Have you taken the 2020 census yet? I did a couple of weeks ago, and I was surprised by how short it was. I remember it being very long and detailed in 2010, with questions like, “Do you carpool to work? If so, how many people are in your car pool?” Why does the government need to know that much information about me. I still don’t know the answer to that but nevertheless census records are really fascinating.

Ancestry.com recently highlighted this census record of Franklin Delano Roosevelt, which was actually filled out at the White House:

Franklin Delano Roosevelt’s census

I found the records of two well-known people in the census data to share with you.

The first census is John Wilkes Booth, best known for being the assassin of Abraham Lincoln, just after the Civil War. Booth murdered Lincoln at Ford’s Theatre in Washington, DC, and fled on horseback into Virginia, where he was killed 12 days later by federal troops. Well, unless you believe the theory that Booth survived and died in 1902 or thereabouts.

John Wilkes Booth, 1865

In 1860, Booth was already a famous actor. In 1860, he had no idea that with five years, he would be infamous and reviled by Americans. The soon-to-be-infamous actor was just 22 and was already well-known. Booth was a famous stage actor, or as he put it, a Tragedian– one who performs tragic roles in the theater. He was living in Philadelphia, with his mother and siblings. His brother, Edwin, also a tragedian, lived at the same address.  Fortunately, another person living at the address listed his occupation as a Comedian, and hopefully balanced things out a little!

The 1860 census in Philadelphia (John Wilkes Booth highlighted)

 

The other record I found was Theodore Roosevelt’s 1900 census. Roosevelt had no idea what the next two years held for him. He was the governor of New York in June 1900. Eight months later, he would be the vice-president of the United States. And seven months into the second  McKinley administration, the president was assassinated, catapulting Roosevelt into the presidency. (Who knows what great things will happen to you in the next 15 months?)

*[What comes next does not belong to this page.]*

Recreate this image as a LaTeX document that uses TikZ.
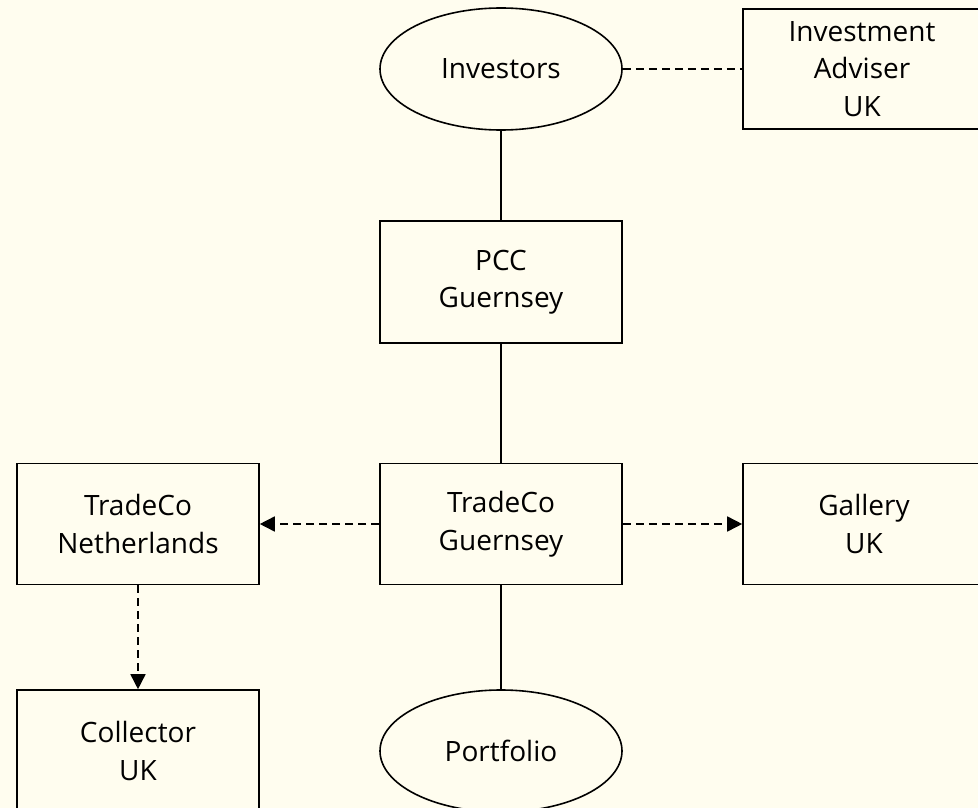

Sagamore Hill, Roosevelt’s home

But in 1900, Roosevelt was not exactly bored and waiting for something to happen. He was living in Oyster Bay with his second wife, Edith Kermit Roosevelt. Their house was called Sagamore Hill and in addition to the couple, it was also home to their six children and seven full-time employees.

Theodore Roosevelt’s 1900 census

The census is a unique snapshot in time!

2 Comments

  1. I love reading your posts. Sometimes it’s neat how much different things were then, and yet how much is kind of the same, too. What a beautiful home! Their handwriting reminded me of my father-in-law’s as he took great pride in his penmanship.